In an industry-relevant keynote at the 18th edition of the Telecom Review Leaders’ Summit, Mounir Ladki, President and CTO, MYCOM OSI, highlighted how generative AI (GenAI) and large language models (LLMs) are revolutionizing telecom operations.
Ladki explained that GenAI can "give a voice to the network" and is pivotal in CSPs' transition from traditional telecom operators to technology-driven enterprises. These tools are becoming integral to software systems and facilitating the development of specialized applications like autonomous networks.
Ladki outlined the transformative journey of AI within the telecom sector, emphasizing its progression through three distinct phases:
- Traditional AI: This phase focuses on processing structured data to achieve specific, measurable outcomes. For example, traditional AI has been instrumental in enabling highly accurate capacity forecasting, allowing telecom operators to optimize network resources and plan for future demands. By leveraging well-defined datasets, traditional AI delivers reliable and predictable results, consequently ensuring operational efficiency.
- Expanded AI: This stage broadens the scope of AI applications by incorporating unstructured inputs, such as text, images, or sensor data, to generate structured outputs. For instance, telecom companies can analyze customer feedback or network signals to predict service quality or identify potential bottlenecks. Expanded AI bridges the gap between raw data and actionable insights and implantation, presenting new, innovative possibilities while maintaining a structured framework relevant to the decision-making process.
- Generative AI: Representing the pinnacle of AI technology, generative AI harnesses vast amounts of unstructured data to produce a wide range of outputs, from text generation to synthetic data creation. While this technology holds immense potential in the creation of innovative solutions—such as virtual assistants, personalized marketing, and dynamic service offerings—it also introduces challenges like hallucinations, where AI generates inaccurate or misleading outputs. Addressing these limitations necessitates validation mechanisms and the continuous refinement of AI models.
The next frontier, according to Ladki, involves "agentic architectures," which enhance LLMs for telecom-specific tasks, driving automation and achieving autonomous networks. He emphasized the importance of such networks in advancing services like slicing and specialized connectivity, as they play a much broader role as decision facilitators, providing semantic understanding.

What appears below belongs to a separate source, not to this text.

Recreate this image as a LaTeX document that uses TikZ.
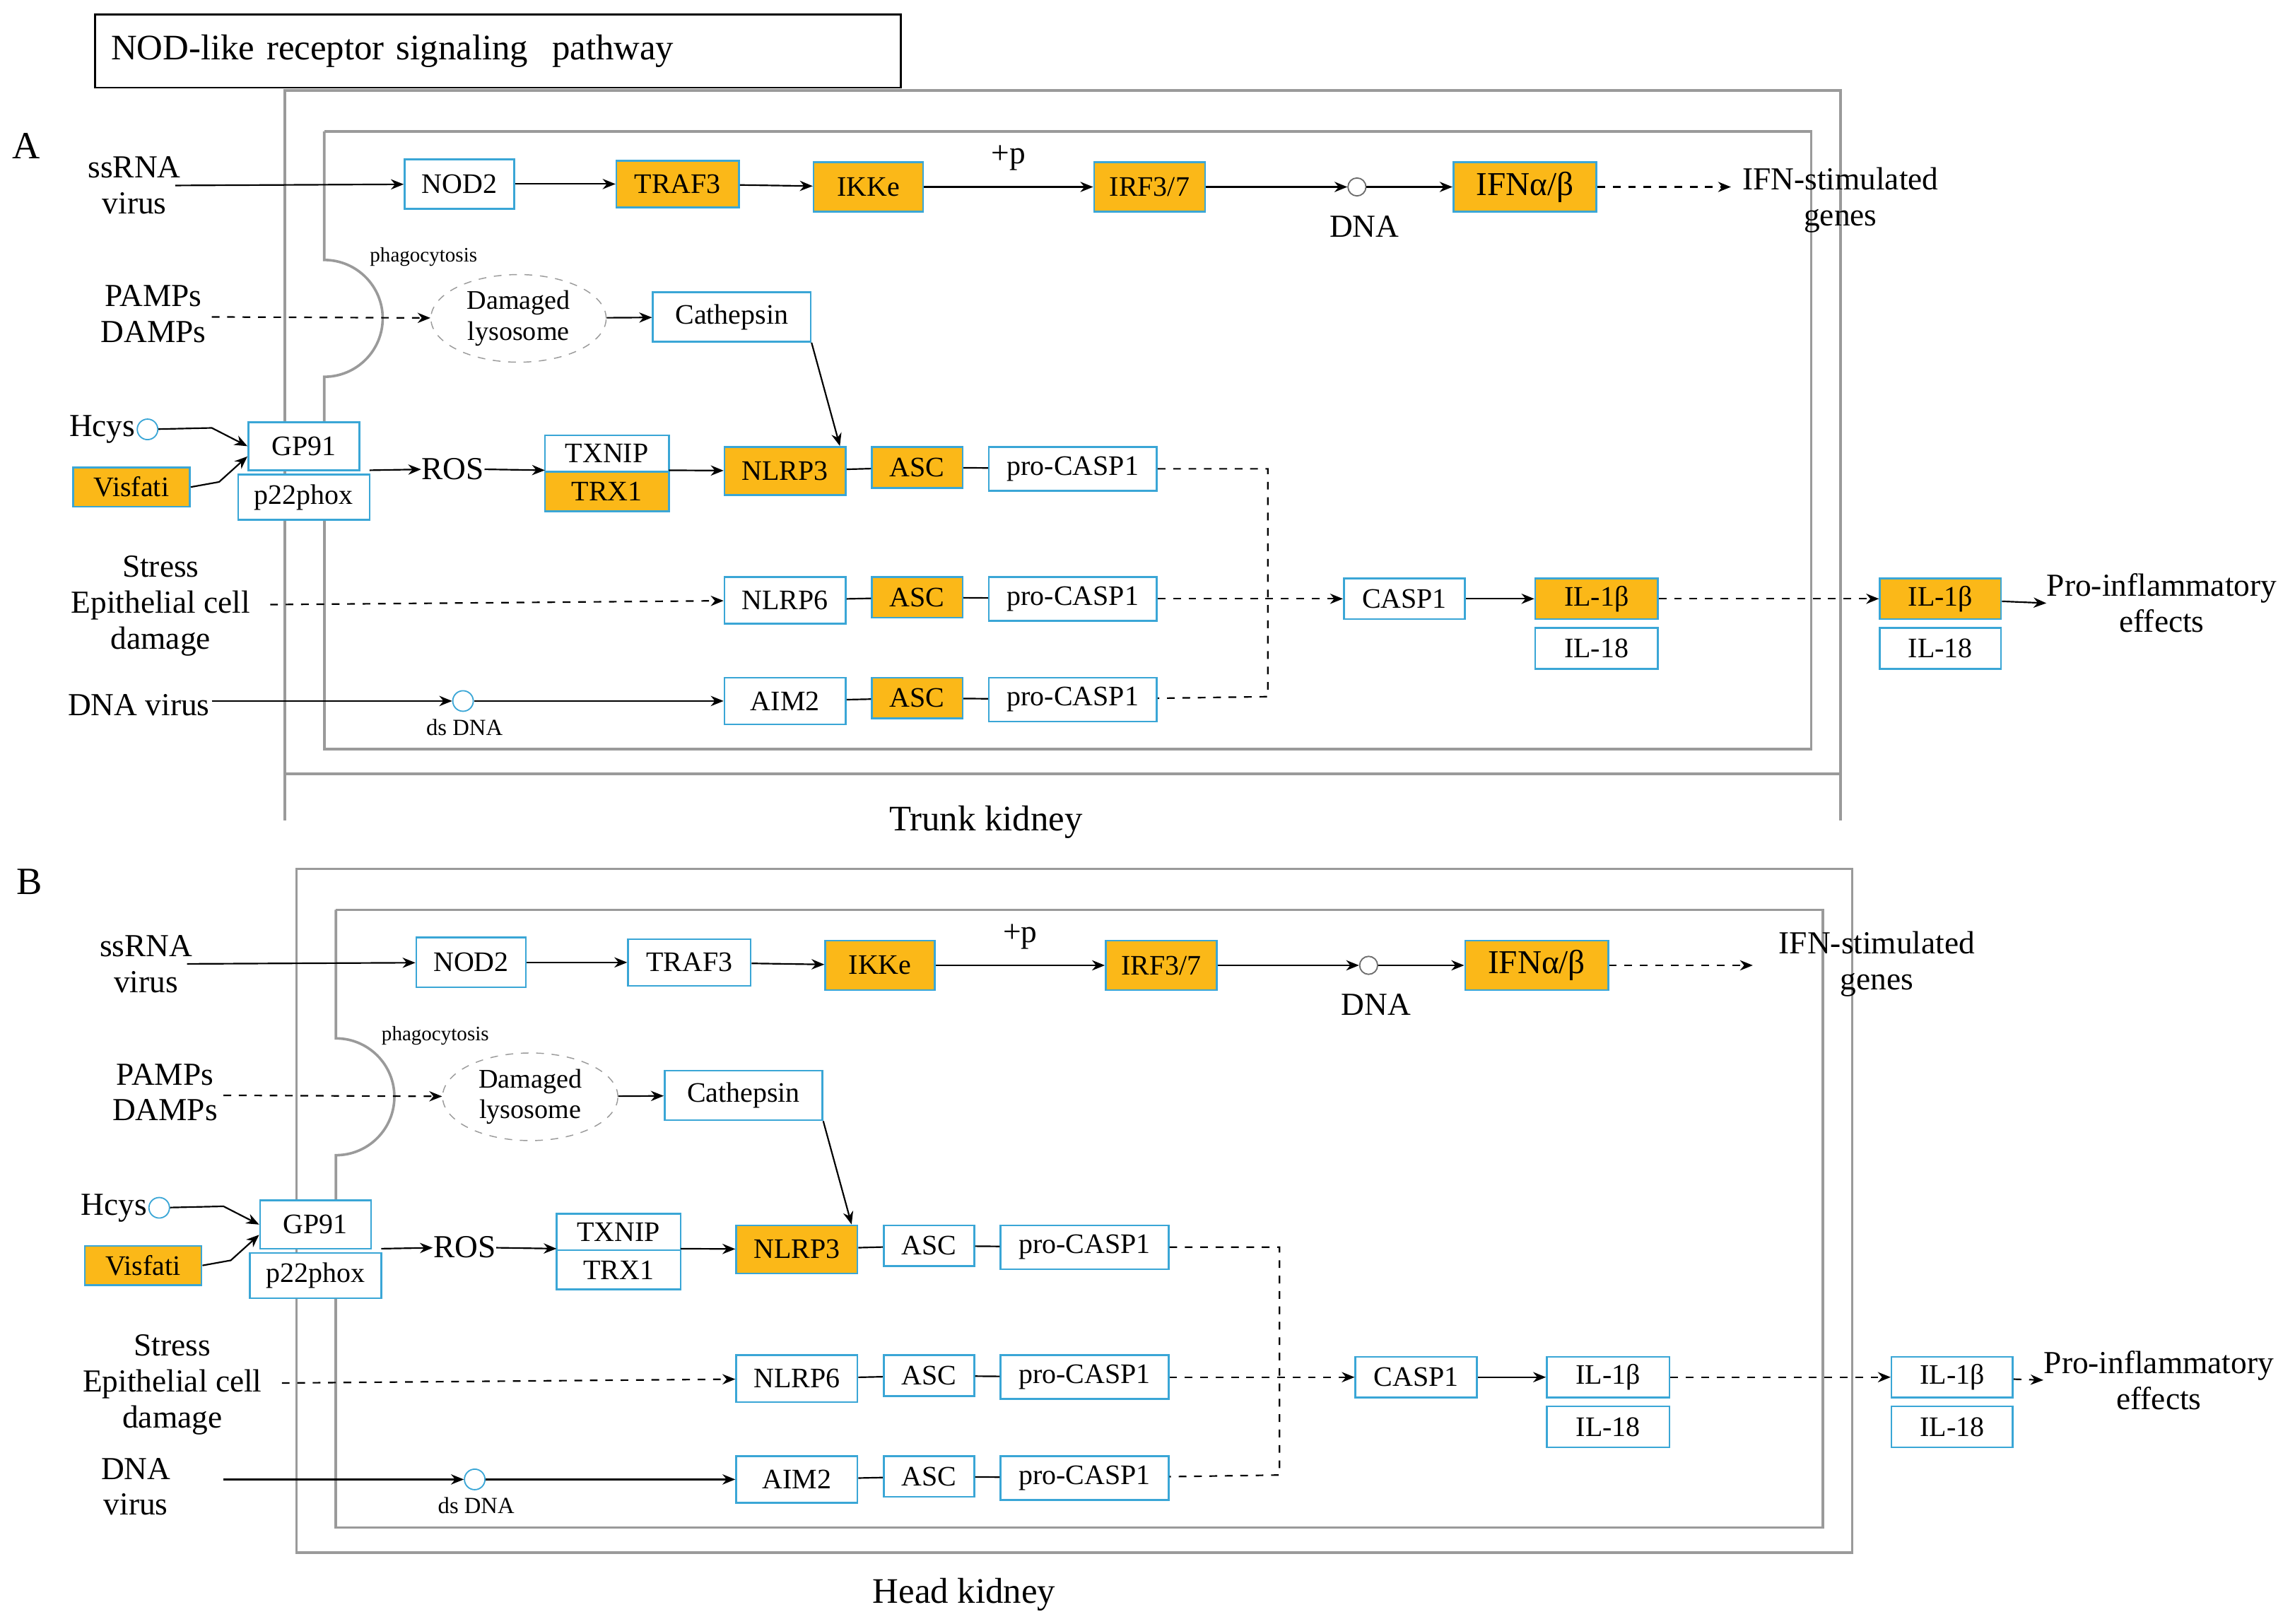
\documentclass[tikz,border=0pt]{standalone}
\usepackage{fontspec}
\setmainfont{Liberation Serif}
\usetikzlibrary{arrows.meta,shapes.geometric}
\definecolor{org}{HTML}{FBB818}
\definecolor{bc}{HTML}{3AA6D6}
\definecolor{gr}{HTML}{9A9A9A}
\tikzset{
 box/.style={draw=bc,line width=0.7pt,inner sep=0pt,font=\fontsize{11}{13}\selectfont},
 lab/.style={font=\fontsize{12.5}{14}\selectfont,align=center,inner sep=0pt},
 sm/.style={font=\fontsize{8}{9}\selectfont,inner sep=0pt},
 ar/.style={-{Stealth[length=5pt,width=4pt]},line width=0.6pt},
 ln/.style={line width=0.6pt},
 da/.style={ar,dashed},
 frm/.style={draw=gr,line width=1pt},
}
\newcommand\bx[7]{\node[box,fill=#6,minimum width={(#3-#2)*0.02cm},minimum height={(#5-#4)*0.02cm}] (#1) at ({(#2+#3)/2},{(#4+#5)/2}) {#7};}
\newcommand\panel[5]{%
 \draw[frm] (195,62) rectangle (1260,530);
 \draw[frm] (222,90) -- (1240,90) -- (1240,513) -- (222,513) -- (222,356);
 \draw[frm] (222,289) -- (222,258) arc[start angle=90,end angle=-90,radius=40] -- (222,90);
 \node[sm] (#1phago) at (290,176) {phagocytosis};
 % row 1
 \node[lab] (#1ss) at (92,127) {ssRNA\\virus};
 \bx{#1nod}{277}{352}{109}{143}{white}{NOD2}
 \bx{#1traf}{422}{506}{110}{142}{#2}{TRAF3}
 \bx{#1ikk}{557}{632}{111}{145}{org}{IKKe}
 \bx{#1irf}{749}{825}{111}{145}{org}{IRF3/7}
 \node[draw=gr!70!black,circle,inner sep=0pt,minimum size=7pt,line width=0.5pt] (#1dna) at (929,128) {};
 \node[lab] (#1dnal) at (934,155) {DNA};
 \node[box,fill=org,minimum width=1.96cm,minimum height=0.68cm,font=\fontsize{13}{15}\selectfont] (#1ifn) at (1044,128) {IFNα/β};
 \draw[ar] (120,127) -- (#1nod);
 \draw[ar] (#1nod) -- (#1traf);
 \draw[ar] (#1traf) -- (#1ikk);
 \draw[ar] (#1ikk) -- node[lab,above=6pt]{+p} (#1irf);
 \draw[ar] (#1irf) -- (#1dna);
 \draw[ar] (#1dna) -- (#1ifn);
 % row 2
 \node[lab] (#1pamp) at (105,215) {PAMPs\\DAMPs};
 \node[draw=gr,dashed,ellipse,minimum width=2.4cm,minimum height=1.2cm,inner sep=0pt,font=\fontsize{10.5}{12}\selectfont,align=center] (#1lys) at (355,218) {Damaged\\lysosome};
 \bx{#1cat}{447}{555}{200}{234}{white}{Cathepsin}
 \draw[da] (145,217) -- (#1lys);
 \draw[ar] (#1lys) -- (#1cat);
 % row 3
 \node[lab] (#1hc) at (70,294) {Hcys};
 \node[draw=bc,circle,inner sep=0pt,minimum size=8pt,line width=0.5pt] (#1hcc) at (101,294) {};
 \bx{#1vis}{50}{130}{320}{347}{org}{Visfati}
 \bx{#1gp}{170}{246}{289}{322}{white}{GP91}
 \bx{#1p22}{163}{253}{325}{356}{white}{p22phox}
 \node[lab] (#1ros) at (310,321) {ROS};
 \bx{#1tx}{373}{458}{298}{323}{white}{TXNIP}
 \bx{#1trx}{373}{458}{323}{350}{#3}{TRX1}
 \bx{#1nl3}{496}{579}{306}{339}{org}{NLRP3}
 \bx{#1asc3}{597}{659}{306}{334}{#4}{ASC}
 \bx{#1pc3}{677}{792}{306}{336}{white}{pro-CASP1}
 \draw[ar] (#1hcc) -- (145,293) -- (#1gp.west);
 \draw[ar] (#1vis.east) -- (150,330) -- ([yshift=-4pt]#1gp.west);
 \draw[ar] (253,322) -- (#1ros);
 \draw[ar] (#1ros) -- (373,322);
 \draw[ar] (458,322) -- (#1nl3);
 \draw[ln] (#1nl3) -- (#1asc3);
 \draw[ln] (#1asc3) -- (#1pc3);
 \draw[ar] (#1cat.south east) -- (#1nl3.north -| 575,0);
 % row 4
 \node[lab] (#1st) at (110,415) {Stress\\Epithelial cell\\damage};
 \bx{#1nl6}{496}{579}{395}{427}{white}{NLRP6}
 \bx{#1asc4}{597}{659}{395}{423}{#4}{ASC}
 \bx{#1pc4}{677}{792}{395}{425}{white}{pro-CASP1}
 \bx{#1casp}{920}{1003}{396}{424}{white}{CASP1}
 \bx{#1il}{1051}{1135}{396}{424}{#5}{IL-1β}
 \bx{#1ilb}{1051}{1135}{430}{458}{white}{IL-18}
 \bx{#1ilo}{1287}{1370}{396}{424}{#5}{IL-1β}
 \bx{#1ilob}{1287}{1370}{430}{458}{white}{IL-18}
 \draw[da] (185,414) -- (#1nl6);
 \draw[ln] (#1nl6) -- (#1asc4);
 \draw[ln] (#1asc4) -- (#1pc4);
 \draw[da] (#1pc4) -- (#1casp);
 \draw[ar] (#1casp) -- (#1il);
 \draw[da] (#1il) -- (#1ilo);
 % row 5
 \node[draw=bc,circle,inner sep=0pt,minimum size=8pt,line width=0.5pt] (#1ds) at (317,480) {};
 \node[sm,font=\fontsize{9}{10}\selectfont] (#1dsl) at (318,498) {ds DNA};
 \bx{#1aim}{496}{579}{464}{496}{white}{AIM2}
 \bx{#1asc5}{597}{659}{464}{492}{#4}{ASC}
 \bx{#1pc5}{677}{792}{464}{494}{white}{pro-CASP1}
 \draw[ar] (145,480) -- (#1ds);
 \draw[ar] (#1ds) -- (#1aim);
 \draw[ln] (#1aim) -- (#1asc5);
 \draw[ln] (#1asc5) -- (#1pc5);
 \draw[ln,dashed] (#1pc3) -- (868,321) -- (868,477) -- (#1pc5);
}
\begin{document}
\begin{tikzpicture}[x=0.02cm,y=-0.02cm]
\useasboundingbox (0,0) rectangle (1563,1112);
\node[draw,line width=0.8pt,minimum width=11.04cm,minimum height=1cm,text width=10.6cm,align=left,font=\fontsize{14}{16}\selectfont] (title) at (341,35) {NOD-like receptor signaling\ \ pathway};
\node[lab,font=\fontsize{15}{17}\selectfont] (A) at (18,100) {A};
\node[lab,font=\fontsize{15}{17}\selectfont] (B) at (20,604) {B};
\begin{scope}
 \panel{a}{org}{org}{org}{org}
 \node[lab] (adv) at (95,483) {DNA virus};
 \draw[da] (aifn) -- (1185,128);
 \node[lab] (aisg) at (1260,137) {IFN-stimulated\\genes};
 \node[lab] (apro) at (1480,413) {Pro-inflammatory\\effects};
 \draw[ar] (ailo) -- (apro.west);
 \draw[frm] (195,530) -- (195,562);
 \draw[frm] (1260,530) -- (1260,562);
 \node[lab,font=\fontsize{14}{16}\selectfont] (tk) at (675,563) {Trunk kidney};
\end{scope}
\begin{scope}[shift={(8,533)}]
 \panel{b}{white}{white}{white}{white}
 \node[lab] (bdv) at (85,485) {DNA\\virus};
 \draw[da] (bifn) -- (1192,128);
 \node[lab] (bisg) at (1277,127) {IFN-stimulated\\genes};
 \node[lab] (bpro) at (1470,412) {Pro-inflammatory\\effects};
 \draw[da] (bilo) -- (bpro.west);
 \node[lab,font=\fontsize{14}{16}\selectfont] (hk) at (652,559) {Head kidney};
\end{scope}
\end{tikzpicture}
\end{document}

He opined that the industry's goal is to progress from the current tiered autonomous networks to self-healing, fully autonomous networks capable of transforming business intent into technical implementation.
Ladki highlighted MYCOM OSI's innovative GenAI-backed solutions, AInsights and GenAie, as transformative tools for communication service providers (CSPs). AInsights leverages generative AI to deliver real-time insights into network performance and customer behavior, optimizing resources and enhancing satisfaction. GenAie combines AI and automation to streamline operations, manage configurations, and drive efficiency, allowing CSPs to focus on strategic growth in a competitive market.
He concluded by noting that applications like capacity planning, predictive maintenance, and fault management will unlock significant cost savings and efficiency.